═════ Data excerpts ═════

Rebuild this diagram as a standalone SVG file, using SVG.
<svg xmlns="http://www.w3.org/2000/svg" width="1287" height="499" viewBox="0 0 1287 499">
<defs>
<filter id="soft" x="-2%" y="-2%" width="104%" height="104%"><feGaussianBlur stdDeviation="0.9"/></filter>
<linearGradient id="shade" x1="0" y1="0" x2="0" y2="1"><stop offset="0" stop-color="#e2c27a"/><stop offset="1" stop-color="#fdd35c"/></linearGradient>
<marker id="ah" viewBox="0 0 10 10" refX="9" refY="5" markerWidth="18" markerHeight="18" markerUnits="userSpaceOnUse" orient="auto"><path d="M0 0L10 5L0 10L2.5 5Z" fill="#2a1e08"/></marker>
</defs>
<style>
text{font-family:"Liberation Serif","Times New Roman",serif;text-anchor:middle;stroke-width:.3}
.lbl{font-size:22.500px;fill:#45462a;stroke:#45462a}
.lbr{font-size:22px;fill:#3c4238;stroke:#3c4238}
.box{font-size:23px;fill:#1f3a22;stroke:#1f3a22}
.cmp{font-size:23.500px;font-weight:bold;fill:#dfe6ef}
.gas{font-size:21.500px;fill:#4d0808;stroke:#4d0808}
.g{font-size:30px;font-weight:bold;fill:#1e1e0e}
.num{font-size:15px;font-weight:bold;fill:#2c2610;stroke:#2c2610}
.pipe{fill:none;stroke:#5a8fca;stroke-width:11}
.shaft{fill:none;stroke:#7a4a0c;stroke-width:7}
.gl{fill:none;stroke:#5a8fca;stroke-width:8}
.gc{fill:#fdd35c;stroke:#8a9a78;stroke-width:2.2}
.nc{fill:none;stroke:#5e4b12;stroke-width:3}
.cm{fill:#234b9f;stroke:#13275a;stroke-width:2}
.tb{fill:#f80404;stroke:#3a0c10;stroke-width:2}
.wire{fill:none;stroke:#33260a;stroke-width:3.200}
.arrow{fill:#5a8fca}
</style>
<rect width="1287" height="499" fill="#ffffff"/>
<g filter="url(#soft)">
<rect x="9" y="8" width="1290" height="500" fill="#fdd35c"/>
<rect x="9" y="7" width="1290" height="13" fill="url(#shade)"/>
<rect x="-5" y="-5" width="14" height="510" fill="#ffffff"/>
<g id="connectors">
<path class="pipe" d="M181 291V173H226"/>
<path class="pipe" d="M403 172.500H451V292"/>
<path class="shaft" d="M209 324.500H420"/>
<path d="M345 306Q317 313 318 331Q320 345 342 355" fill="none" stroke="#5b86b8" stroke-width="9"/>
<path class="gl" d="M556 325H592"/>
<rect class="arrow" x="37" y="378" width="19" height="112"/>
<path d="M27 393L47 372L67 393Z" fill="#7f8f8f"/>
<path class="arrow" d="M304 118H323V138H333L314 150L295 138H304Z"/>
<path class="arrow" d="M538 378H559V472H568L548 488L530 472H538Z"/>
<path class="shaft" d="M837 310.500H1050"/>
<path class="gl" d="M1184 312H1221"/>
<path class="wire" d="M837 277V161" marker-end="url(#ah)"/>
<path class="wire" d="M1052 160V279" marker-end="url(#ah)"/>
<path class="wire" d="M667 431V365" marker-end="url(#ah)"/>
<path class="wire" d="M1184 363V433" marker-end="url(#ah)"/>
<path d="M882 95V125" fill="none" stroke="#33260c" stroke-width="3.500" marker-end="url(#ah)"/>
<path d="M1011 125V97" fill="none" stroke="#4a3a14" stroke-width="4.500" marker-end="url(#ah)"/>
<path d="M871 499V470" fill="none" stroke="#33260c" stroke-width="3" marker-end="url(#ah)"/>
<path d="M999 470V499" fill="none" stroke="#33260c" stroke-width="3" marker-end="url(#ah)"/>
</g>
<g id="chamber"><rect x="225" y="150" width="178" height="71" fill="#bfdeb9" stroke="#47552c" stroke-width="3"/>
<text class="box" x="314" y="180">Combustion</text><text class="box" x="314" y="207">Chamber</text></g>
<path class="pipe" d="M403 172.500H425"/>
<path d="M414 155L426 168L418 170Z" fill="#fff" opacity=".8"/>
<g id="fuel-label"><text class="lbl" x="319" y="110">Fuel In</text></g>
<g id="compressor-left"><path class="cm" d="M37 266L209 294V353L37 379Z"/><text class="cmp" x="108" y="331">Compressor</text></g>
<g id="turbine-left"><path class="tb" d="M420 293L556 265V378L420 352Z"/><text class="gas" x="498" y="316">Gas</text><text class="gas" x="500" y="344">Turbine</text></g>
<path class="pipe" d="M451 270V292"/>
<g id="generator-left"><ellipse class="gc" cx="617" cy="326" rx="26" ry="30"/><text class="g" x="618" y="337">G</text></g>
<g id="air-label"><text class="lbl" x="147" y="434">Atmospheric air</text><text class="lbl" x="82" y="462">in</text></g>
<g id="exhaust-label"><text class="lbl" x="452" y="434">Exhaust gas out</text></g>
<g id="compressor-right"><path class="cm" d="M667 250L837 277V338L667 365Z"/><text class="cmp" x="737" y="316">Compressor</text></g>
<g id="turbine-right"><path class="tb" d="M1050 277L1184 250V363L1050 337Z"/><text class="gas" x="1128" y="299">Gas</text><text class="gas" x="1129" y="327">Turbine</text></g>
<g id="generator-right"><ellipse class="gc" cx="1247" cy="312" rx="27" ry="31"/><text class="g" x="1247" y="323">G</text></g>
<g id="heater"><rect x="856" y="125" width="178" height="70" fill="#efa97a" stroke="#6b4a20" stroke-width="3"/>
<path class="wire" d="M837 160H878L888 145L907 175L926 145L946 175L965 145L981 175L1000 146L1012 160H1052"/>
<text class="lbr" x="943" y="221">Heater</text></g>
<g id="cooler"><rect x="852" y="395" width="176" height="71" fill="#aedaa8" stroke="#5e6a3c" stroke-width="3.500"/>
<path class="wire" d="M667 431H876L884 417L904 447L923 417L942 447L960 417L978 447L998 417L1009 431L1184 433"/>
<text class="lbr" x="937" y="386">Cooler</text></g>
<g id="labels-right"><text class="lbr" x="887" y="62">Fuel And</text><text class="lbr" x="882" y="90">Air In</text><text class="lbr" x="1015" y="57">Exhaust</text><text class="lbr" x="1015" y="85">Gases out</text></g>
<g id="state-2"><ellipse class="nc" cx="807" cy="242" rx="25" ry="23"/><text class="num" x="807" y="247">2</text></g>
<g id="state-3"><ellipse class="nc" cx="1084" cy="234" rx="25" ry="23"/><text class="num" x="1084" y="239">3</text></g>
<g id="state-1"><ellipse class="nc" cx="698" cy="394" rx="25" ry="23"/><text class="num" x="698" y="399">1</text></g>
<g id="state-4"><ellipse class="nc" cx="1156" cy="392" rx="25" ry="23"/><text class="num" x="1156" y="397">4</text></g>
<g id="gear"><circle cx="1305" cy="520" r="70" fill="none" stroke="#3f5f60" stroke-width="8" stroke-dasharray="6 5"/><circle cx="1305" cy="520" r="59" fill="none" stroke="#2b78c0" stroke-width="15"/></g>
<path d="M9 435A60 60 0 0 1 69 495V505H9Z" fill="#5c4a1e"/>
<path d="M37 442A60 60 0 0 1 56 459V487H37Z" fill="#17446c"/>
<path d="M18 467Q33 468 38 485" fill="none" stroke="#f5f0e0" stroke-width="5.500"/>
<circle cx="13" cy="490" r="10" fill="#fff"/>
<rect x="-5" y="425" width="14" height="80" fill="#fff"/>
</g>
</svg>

═════
═════ Data excerpts ═════

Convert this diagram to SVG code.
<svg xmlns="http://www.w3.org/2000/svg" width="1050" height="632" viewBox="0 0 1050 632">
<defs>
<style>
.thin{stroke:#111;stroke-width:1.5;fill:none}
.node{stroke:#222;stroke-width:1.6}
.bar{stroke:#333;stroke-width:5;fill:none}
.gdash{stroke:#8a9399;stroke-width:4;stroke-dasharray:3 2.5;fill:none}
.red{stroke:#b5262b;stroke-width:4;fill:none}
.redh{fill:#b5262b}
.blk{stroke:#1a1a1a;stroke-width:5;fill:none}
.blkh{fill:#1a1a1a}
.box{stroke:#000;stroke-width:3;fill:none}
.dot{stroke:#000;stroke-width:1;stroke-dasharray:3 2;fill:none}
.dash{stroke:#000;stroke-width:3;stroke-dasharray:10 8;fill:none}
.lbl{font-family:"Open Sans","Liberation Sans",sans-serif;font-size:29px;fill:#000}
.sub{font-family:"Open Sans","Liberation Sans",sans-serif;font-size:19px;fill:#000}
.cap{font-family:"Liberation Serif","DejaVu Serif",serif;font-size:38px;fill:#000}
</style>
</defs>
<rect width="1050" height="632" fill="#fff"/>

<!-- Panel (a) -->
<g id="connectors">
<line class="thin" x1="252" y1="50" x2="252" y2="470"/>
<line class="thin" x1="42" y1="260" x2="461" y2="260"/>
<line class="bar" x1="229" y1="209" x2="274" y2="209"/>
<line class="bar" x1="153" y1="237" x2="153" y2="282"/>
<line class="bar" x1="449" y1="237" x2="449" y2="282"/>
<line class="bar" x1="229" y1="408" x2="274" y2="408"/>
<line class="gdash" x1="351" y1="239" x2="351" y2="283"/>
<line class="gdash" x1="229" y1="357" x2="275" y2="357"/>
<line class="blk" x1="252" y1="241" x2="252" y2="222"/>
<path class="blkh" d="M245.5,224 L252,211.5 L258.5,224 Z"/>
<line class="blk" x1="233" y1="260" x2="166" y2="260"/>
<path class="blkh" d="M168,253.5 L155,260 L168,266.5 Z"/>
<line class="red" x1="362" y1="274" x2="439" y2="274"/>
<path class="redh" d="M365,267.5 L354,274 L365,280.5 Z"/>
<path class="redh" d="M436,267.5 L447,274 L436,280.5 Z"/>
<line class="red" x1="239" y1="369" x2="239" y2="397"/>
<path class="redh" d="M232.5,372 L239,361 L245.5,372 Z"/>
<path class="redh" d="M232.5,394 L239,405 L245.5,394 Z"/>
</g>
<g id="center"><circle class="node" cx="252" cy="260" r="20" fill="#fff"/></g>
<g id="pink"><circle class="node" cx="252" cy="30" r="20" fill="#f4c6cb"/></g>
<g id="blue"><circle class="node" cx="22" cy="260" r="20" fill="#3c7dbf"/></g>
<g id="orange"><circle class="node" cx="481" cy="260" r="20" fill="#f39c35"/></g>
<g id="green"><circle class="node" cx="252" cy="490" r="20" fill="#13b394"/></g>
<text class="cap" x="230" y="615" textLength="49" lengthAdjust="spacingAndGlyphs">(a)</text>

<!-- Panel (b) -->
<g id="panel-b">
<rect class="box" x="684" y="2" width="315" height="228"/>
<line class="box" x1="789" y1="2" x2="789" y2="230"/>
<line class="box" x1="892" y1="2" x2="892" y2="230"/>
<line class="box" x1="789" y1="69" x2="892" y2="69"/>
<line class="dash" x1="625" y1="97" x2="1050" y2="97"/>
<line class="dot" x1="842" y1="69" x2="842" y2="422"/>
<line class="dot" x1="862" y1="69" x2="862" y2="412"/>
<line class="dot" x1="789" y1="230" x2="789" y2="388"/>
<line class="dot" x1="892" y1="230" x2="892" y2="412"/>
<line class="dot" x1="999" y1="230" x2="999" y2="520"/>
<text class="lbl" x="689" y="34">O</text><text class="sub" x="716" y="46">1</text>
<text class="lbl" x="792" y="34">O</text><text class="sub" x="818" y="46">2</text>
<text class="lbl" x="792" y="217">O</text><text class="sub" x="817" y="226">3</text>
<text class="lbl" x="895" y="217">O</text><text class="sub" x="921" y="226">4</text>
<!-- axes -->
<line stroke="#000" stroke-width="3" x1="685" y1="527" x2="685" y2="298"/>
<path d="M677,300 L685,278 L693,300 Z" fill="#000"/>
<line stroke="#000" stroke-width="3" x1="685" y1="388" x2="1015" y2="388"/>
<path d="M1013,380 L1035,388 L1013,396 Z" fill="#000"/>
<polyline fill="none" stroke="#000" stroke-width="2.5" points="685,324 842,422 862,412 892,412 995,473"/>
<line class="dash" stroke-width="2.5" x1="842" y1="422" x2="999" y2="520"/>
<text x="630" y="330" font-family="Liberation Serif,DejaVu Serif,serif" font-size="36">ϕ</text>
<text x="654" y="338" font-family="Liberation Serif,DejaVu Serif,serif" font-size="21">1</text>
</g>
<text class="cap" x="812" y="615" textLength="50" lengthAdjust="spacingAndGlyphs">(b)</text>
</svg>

═════

Aim —
State the number of lines in the records that contain the string "diagram", and nothing more.

The response —
2